We speak of freezing and thawing the activity of plugins that draw information from their surroundings.
We imagine plugins born active and reaching out into their environment up and to the left for sources they understand. Sources supplement. Without sources they carry on as best they can.
Similarly pages are born of the current state of the federation but make no further effort to reflect changes. Twins reflect the state of a site when first visited but they to do not update.
Some pages try harder. Recent Changes's Activity plugin revises the origin's changes as they happen because this case has been wired into incremental update of the origin's sitemap.
# Progress
Joshua Benuck has revisited the update logic in our core javascript in order to reinitialize plugins when the context from which they draw changes, also a new and popular capability he enabled.
Eric Dobbs has taught the Graphviz plugin to save a static version of algorithmic diagrams that can be frozen by simply deleting the algorithm.
Paul Rodwell has developed a more general approach to freezing for Map markers by saving them in a json slot reserved for that purpose.
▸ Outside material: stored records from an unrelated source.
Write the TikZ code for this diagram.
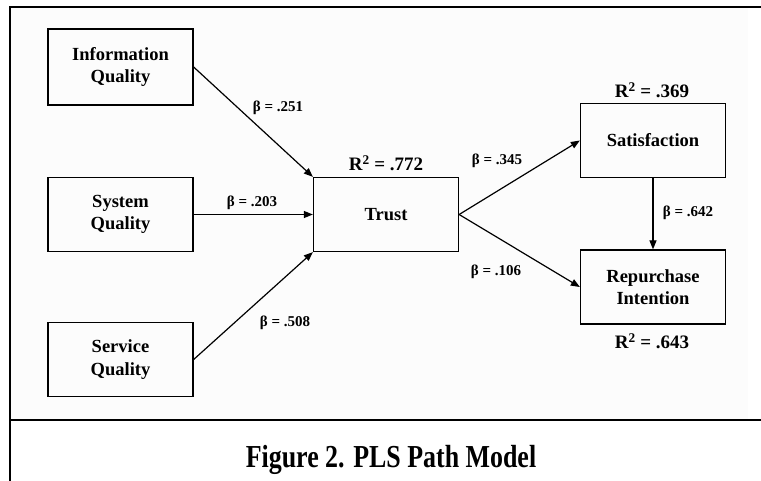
\documentclass[tikz,border=0pt]{standalone}
\usepackage{fontspec}
\setmainfont{Liberation Serif}
\usetikzlibrary{arrows.meta}
\begin{document}
\begin{tikzpicture}[x=1pt,y=-1pt,
  construct/.style={draw, line width=1.3pt, minimum width=145pt, minimum height=74pt,
    align=center, inner sep=0pt, font=\fontsize{18.5}{22.5}\selectfont\bfseries},
  pathline/.style={-{Triangle[length=9pt,width=7pt]}, line width=1.2pt},
  coef/.style={inner sep=0pt, font=\fontsize{15}{16}\selectfont\bfseries},
  rsq/.style={inner sep=0pt, font=\fontsize{19}{20}\selectfont\bfseries},
  frameline/.style={line width=2pt, line cap=rect}]
  \useasboundingbox (0,0) rectangle (761,480);
  % panel background and frame
  \fill[gray!2] (11,8) rectangle (748,419);
  \draw[frameline] (761,7) -- (10,7) -- (10,480);
  \draw[frameline] (10,420) -- (761,420);

  % constructs
  \node[construct, minimum height=76pt] (info) at (120.5,67) {Information\\Quality};
  \node[construct] (sys)  at (120.5,214.5) {System\\Quality};
  \node[construct] (serv) at (120.5,359.5) {Service\\Quality};
  \node[construct] (trust) at (386,214.5) {Trust};
  \node[construct] (sat) at (653,140.5) {Satisfaction};
  \node[construct] (rep) at (653,287) {Repurchase\\Intention};

  % structural paths
  \draw[pathline] (info.east) -- (trust.north west);
  \draw[pathline] (sys.east) -- (trust.west);
  \draw[pathline] (serv.east) -- (trust.south west);
  \draw[pathline] (trust.east) -- (sat.west);
  \draw[pathline] (trust.east) -- (rep.west);
  \draw[pathline] (sat.south) -- (rep.north);

  % path coefficients
  \node[coef] (b1) at (278,108) {β = .251};
  \node[coef] (b2) at (252,203) {β = .203};
  \node[coef] (b3) at (285,323) {β = .508};
  \node[coef] (b4) at (497,161) {β = .345};
  \node[coef] (b5) at (496,272) {β = .106};
  \node[coef] (b6) at (688,213) {β = .642};

  % explained variance
  \node[rsq] (r1) at (386,163) {R\textsuperscript{2} = .772};
  \node[rsq] (r2) at (652,90) {R\textsuperscript{2} = .369};
  \node[rsq] (r3) at (652,341) {R\textsuperscript{2} = .643};

  % caption
  \node[anchor=base, inner sep=0pt, font=\fontsize{32}{34}\selectfont\bfseries] (cap) at (391,467)
    {\scalebox{0.81}[1]{Figure 2. PLS Path Model}};
\end{tikzpicture}
\end{document}
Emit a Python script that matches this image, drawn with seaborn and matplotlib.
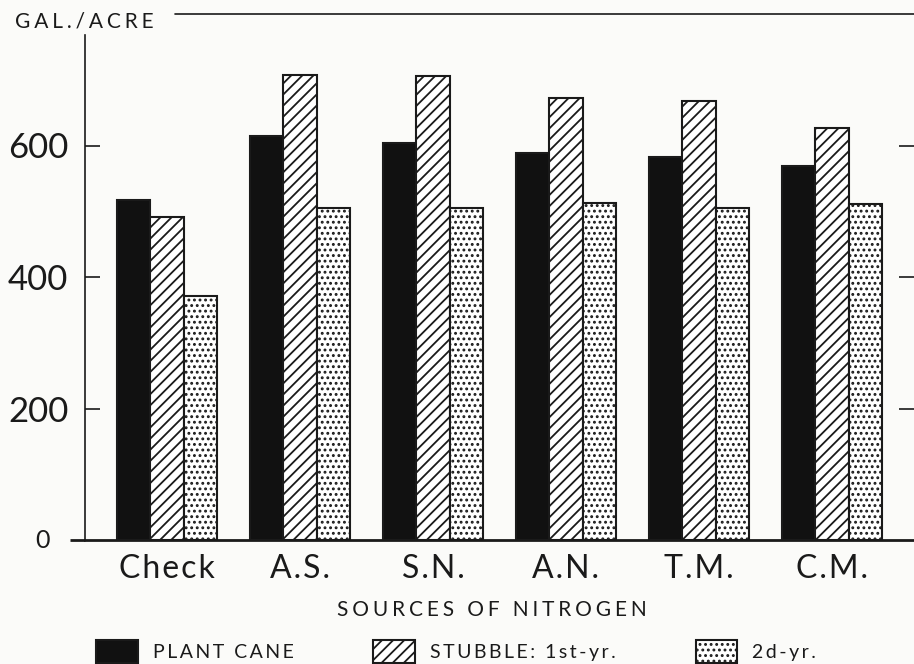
import matplotlib
matplotlib.use("Agg")
import matplotlib.pyplot as plt
import matplotlib.patches as mpatches
import pandas as pd
import seaborn as sns

# Sugarcane yield by nitrogen source (gal./acre)
sources = ["Check", "A.S.", "S.N.", "A.N.", "T.M.", "C.M."]
crops = ["PLANT CANE", "STUBBLE: 1st-yr.", "2d-yr."]
plant_cane = [517, 615, 604, 588, 583, 569]
stubble_1st = [491, 707, 706, 672, 668, 627]
stubble_2d = [371, 505, 505, 513, 505, 511]
y_ticks = [200, 400, 600]

fills = ["#111111", "white", "white"]
hatches = ["", "///", "..."]


def spaced(text, sep="\u2009"):
    # old print look: letter-spaced captions
    return sep.join(text)


df = pd.DataFrame({
    "source": sources * 3,
    "crop": [crops[0]] * 6 + [crops[1]] * 6 + [crops[2]] * 6,
    "gal": plant_cane + stubble_1st + stubble_2d,
})

sns.set_style("white")
plt.rcParams["font.family"] = ["Lato", "DejaVu Sans"]
plt.rcParams["hatch.linewidth"] = 1.3
ink = "#1a1a1a"

fig = plt.figure(figsize=(9.14, 6.64), dpi=100, facecolor="#fbfbf9")
ax = fig.add_axes([85 / 914, 124 / 664, 829 / 914, 526 / 664])
ax.set_facecolor("#fbfbf9")

sns.barplot(data=df, x="source", y="gal", hue="crop", hue_order=crops,
            palette=fills, edgecolor=ink, linewidth=1.5, width=0.75,
            saturation=1, legend=False, ax=ax)

for cont, h in zip(ax.containers, hatches):
    for bar in cont:
        bar.set_hatch(h)

ax.set_xlim(-0.617, 5.617)
ax.set_ylim(0, 800)

# axis frame like the printed original
for side in ["top", "right"]:
    ax.spines[side].set_visible(False)
ax.spines["left"].set_bounds(0, 768)
ax.spines["left"].set_linewidth(1.2)
ax.spines["left"].set_color(ink)
ax.spines["bottom"].set_linewidth(2)
ax.spines["bottom"].set_color(ink)
ax.plot([(70 - 85) / 829, 0], [0, 0], transform=ax.transAxes,
        color=ink, lw=2, clip_on=False, solid_capstyle="butt")
ax.axhline(800, xmin=(175 - 85) / 829, xmax=1, color=ink, lw=1.2,
           clip_on=False)

ax.set_yticks(y_ticks)
ax.set_yticklabels([str(v) for v in y_ticks])
ax.tick_params(axis="y", left=True, right=True, direction="in", length=11,
               width=1.2, color=ink, labelsize=25, pad=12, labelcolor=ink)
ax.set_xticks(range(len(sources)))
ax.set_xticklabels([spaced(s, "\u200a") for s in sources])
ax.tick_params(axis="x", length=0, labelsize=23, pad=10, labelcolor=ink)
ax.set_xlabel("")
ax.set_ylabel("")

fig.text(43 / 914, 1 - 540 / 664, "0", ha="center", va="center",
         fontsize=18, color=ink)
fig.text(15 / 914, 1 - 21 / 664, spaced("GAL./ACRE", "\u2009\u200a"),
         ha="left", va="center", fontsize=15, color=ink)
fig.text(492 / 914, 1 - 610 / 664, spaced("SOURCES OF NITROGEN", "\u2009\u200a"),
         ha="center", va="center", fontsize=15, color=ink)

handles = [mpatches.Patch(facecolor=f, edgecolor=ink, hatch=h, lw=1.5)
           for f, h in zip(fills, hatches)]
labels = [spaced(c) for c in crops]
fig.legend(handles, labels, loc="lower left", bbox_to_anchor=(96 / 914, 1 / 664),
           ncol=3, frameon=False, fontsize=14, handlelength=2.15,
           handleheight=1.45, handletextpad=0.77, columnspacing=4.1,
           borderpad=0, borderaxespad=0, labelcolor=ink)

fig.savefig("out.png", dpi=100, facecolor=fig.get_facecolor())
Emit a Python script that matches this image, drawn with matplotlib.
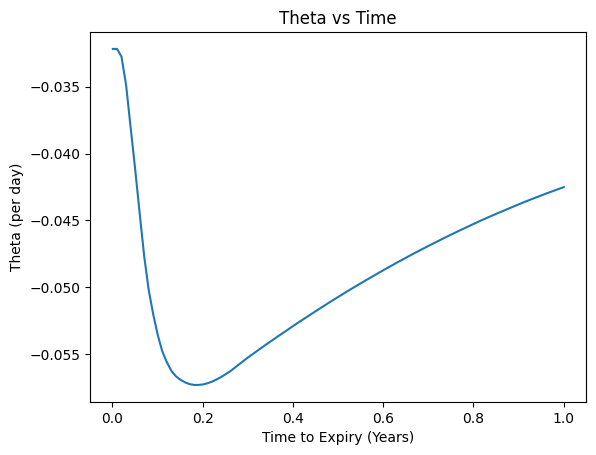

A snowflake icon is shown in a corner where the user can express their intentions.
# Future
We render fully synthetic pages as transparent ghosts. Examples include search results and older versions of pages reconstructed from history. Active pages are themselves partially synthetic in that the information they show is not directly represented on the server. Perhaps all active pages should appear as guests and freeze when forked.
We might separate the active behavior of plugins from their static representational form. Imagine an algorithmic diagram as constructed by an "activator" plugin which a Graphviz plugin would consult upon initialization. Graphviz might consult only the current page leaving larger scale harvesting to the activator. With no activator, a Graphviz would be static, frozen, until a new activator is provided.